Our Red Rosa was rigorous in her studies and theoretical formulations, as can be seen in so many titles. Rosa, red, a socialist, as her great friend and comrade Clara Zetkin well deciphered: “Socialism was, for Rosa Luxemburg, a dominant passion that absorbed all her life, a passion at the same time intellectual and ethical”.

Like the other revolutionary feminists, Rosa, the Red, was passionate about the great causes of the proletariat and never ceased to dream of a socialist revolution. After the revolutionary uprisings of 1905 in the Tsarist Russian Empire, Rosa Luxemburg’s ideas and her conviction have stood out: the process of working-class people gaining consciousness results less from the “enlightening” action of the party than from the experience of the direct and autonomous action of women workers, as Michael Löwy points out in his writings.

Rosa the Red understood the proletariat as a subject and emphasized class consciousness, organization, and the place of education and political formation in struggle and in a living struggle, as the uprisings of 1968 perceived spreading from Paris and, like today, her thought is updated by Collectives and Social Movements, as is the case of the Landless Workers’ Movement (Movimento dos Trabalhadores Sem Terra -MST) in Brazil.

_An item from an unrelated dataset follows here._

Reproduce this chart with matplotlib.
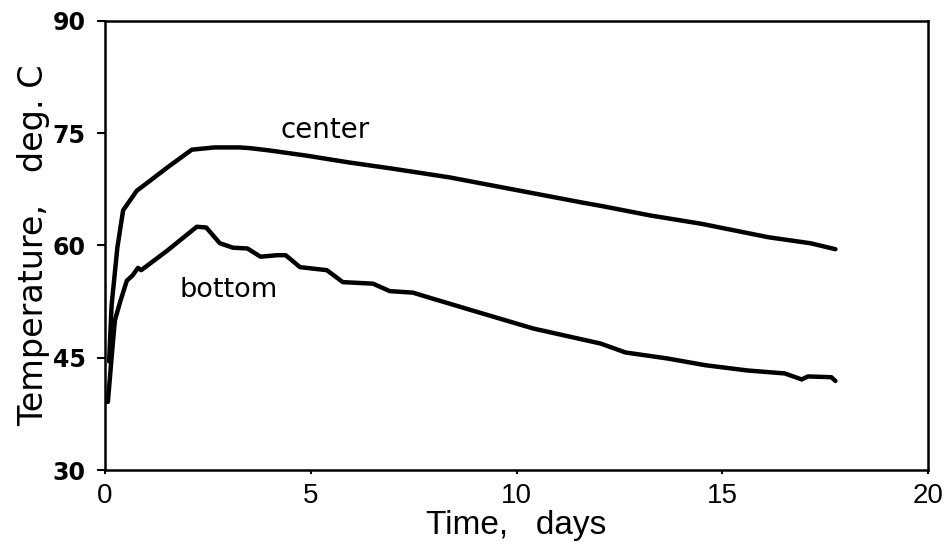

Arm in arm and raised fist. A rose and a red flag in hand. With an anti-fascist red mask on their faces, proletarian women, working and feminist women call for life in 2021. In mourning and in solidarity before the tragedy of the thousands of lives taken by the global pandemic and in Brazil, aggravated by the ongoing genocide, we are alert and firm in denouncing violence against women and feminicide, which has also spread like a pandemic.

Our homage today, 150 years after her birth, is to join Rosa’s voice to the multitudinous voices of the Women of the Paris Commune, and to wish that the internationalist echoes spread from here, from the south of the world, and join thousands of other voices in honour of her memory and of the many other anonymous but no less important women fighters who took us by the hand here.

Rosa Luxemburg is not dead. She was murdered in Berlin on January 15, 1919, by the executioners of the German counter-revolution. She was brutally executed; shot point-blank in the left temple. Her body was thrown into the Landwehr, one of the canals of the Spree River, and only found on 31 May, five months later. She was buried on June 13, accompanied by a crowd in procession to the Friedrichsfelde cemetery in the same Berlin. Rosa Luxemburg was only 48 years old.

In 1929, the playwright and poet Bertolt Brecht marked the tenth anniversary of Rosa Luxemburg’s death with the poem Epitaph.

“Here lies, buried, Rosa Luxemburg, a Jewess from Poland, a pioneer of the German working class, killed on the orders of the German oppressors. You the oppressed ones, bury your discord.”

To render our homage to Rosa Luxemburg, in the Lilac Week of Comuna our organisation, is commitment and testimony to the revolutionary tradition, as in Michael Lowy who always tells us how he discovered Rosa Luxemburg. It is energising us in the material force of her ideas, it is a perennial inspiration. Perhaps also the new generations of fighters will read Rosa, to write with the red ink of Rebellion and Hope. Hail to the 150 years of Rosa Luxemburg’s living and subversive memory, which is still alive among revolutionary feminists!

Vanda Souto is a social scientist, a feminist militant of Comuna, of the PSOL, and of the IV International.